Default judgments are not considered as “strong” as regular (contested in court) judgments. That is one reason there are so many default judgments.
Our opinion is that scammers love default judgments for reasons such as: No discovery is allowed, they are harder to enforce across state lines, they are easier to vacate, and default judgments save the debtor both money and time. Debtors know that 90% of judgments are never enforced. Debtors often take advantage of the “legal loopholes” of a default judgment.
With a default judgment – the Proof Of Service is vitally important.
The best Proof Of Service is when a Sheriff or a Registered Process Server personally serves the debtor – or serves the correct person at a company. With valid personal service, “Motion to Vacate” attempts rarely succeed. All other kinds of service – increase the chances of the debtor in successfully persuading the court to set aside the judgment with a “Motion to Vacate”.

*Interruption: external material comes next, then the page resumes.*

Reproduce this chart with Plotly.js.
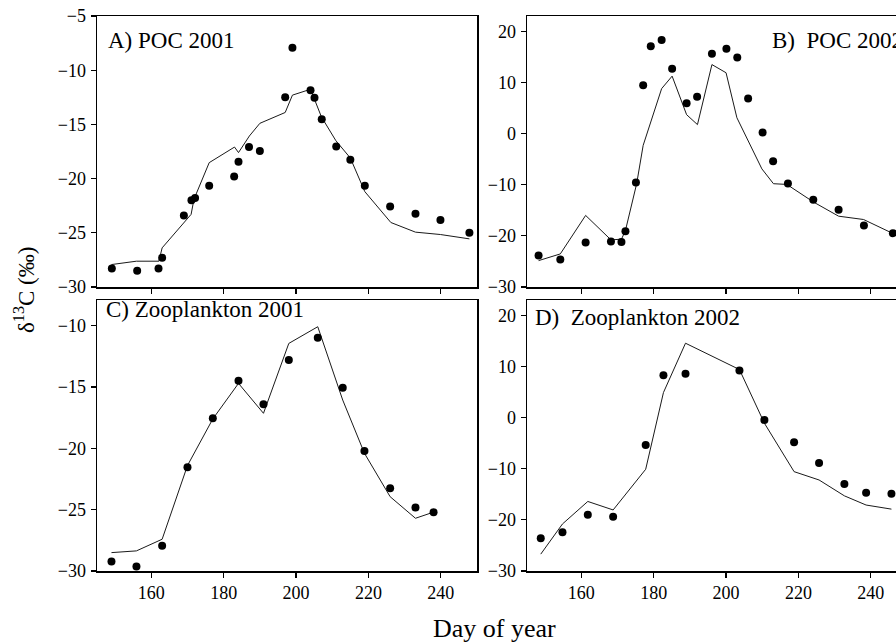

With a default judgment – the debtor did not care about the judgment – and likely will not care until a judgment enforcer grabs their money. When a judgment enforcer grabs their money – they sometimes care very much.
If the Proof Of Service was not good – the debtor might ask the court – and has a small chance – to vacate (set aside) the judgment. If the court grants the debtor’s request – the judgment vanishes – and you have to sue them again to get another judgment. It may be very important to have post-judgment things personally served on the debtors in default judgment situations to help prevent them later vacating the judgment.
Also, when a debtor moves out of California – default judgments can be “harder to domesticate” in some states (E.G., Connecticut, New Jersey, and New York). In New York, a new lawsuit is required to domesticate a default judgment there. Some other countries also require an expensive new trial to domesticate a default judgment. It does not matter how good the proof of service is, in NY, you must file a new lawsuit to domesticate a default state judgment in NY.